With its hilly terrain and cliff views, the park offers 22 miles of trails and spectacular sunsets. 

The natural area has also been a popular venue for Dallas Off-Road Bicycle Association, who have served as stewards of the property and whose mountain bike ramps and jumps dot the landscape.

Jason Barton, DORBA's vice president of trails, who regularly rides in Big Cedar Wilderness, said the mountain biking community is thrilled to see the property preserved.

"It has so many great natural characteristics like heavily wooded steep terrain, open rolling fields, and all sizes of creeks, with the occasional beaver pond. There’s just so much naturally occurring wildlife to be seen in the area!" 

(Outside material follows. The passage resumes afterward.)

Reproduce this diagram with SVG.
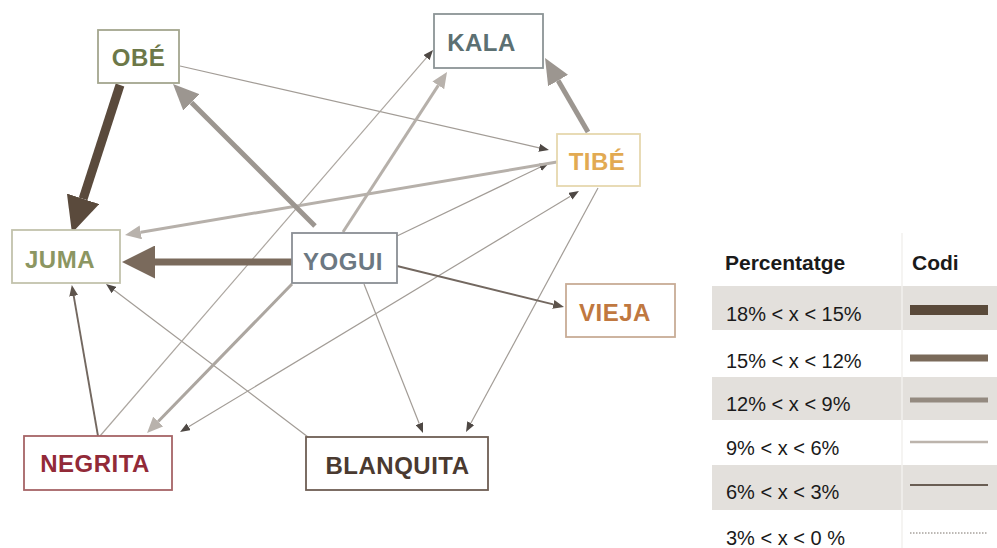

Texas Master Naturalist Lori Crider, who volunteers at the park, describes Big Cedar Wilderness as a hidden gem.

“It’s my favorite place,” said Crider, a resident of Las Colinas, who has been visiting the natural area for 20 years. 

She and her fellow members of the Indian Trail Master Naturalist Chapter pick up litter and remove invasive plants on the property, namely privet.

She said the park has the same scenic beauty as its neighbor to the south, Cedar Ridge Preserve, which attracts throngs of hikers after work and on weekends.

“[Big Cedar] is much calmer,” she said. “There’s more than 20 miles of trails and it’s really spread out.”


Trail at Big Cedar Wilderness park in Dallas. Photo courtesy of Trust for Public Land.There are 22 miles of trails at Big Cedar Wilderness in Dallas. Photo courtesy of Trust for Public Land.

Once the city’s acquisition is complete this summer, TPL will continue to collaborate with the Dallas Park and Recreation Department and community stakeholders to enhance the existing amenities and plan for greater ease of access. 

“Dallas Park and Recreation is extremely grateful and we are prepared to be thoughtful stewards of Mr. Phillips’ generosity and Trust for Public Land’s leadership,” said Arun Agarwal, president of the Dallas Park Board. “Our staff is already working to ensure Big Cedar is planned to fit well with our existing network of parks and trails.”

In the coming months, Kent said he will be working with the city of Dallas to develop a master plan for the park that is inclusive to all those who have cherished it over the years.

That includes Mountain Creek Community Church, which owns 80 acres of adjacent land that extends the park’s landscape and includes a parking lot used by hikers and mountain bikers.

“Everyone recognizes this property has been utilized and loved by mountain bikers, faith groups and hikers,” said Kent. “There’s plenty of room to do things that benefits all those stakeholders.”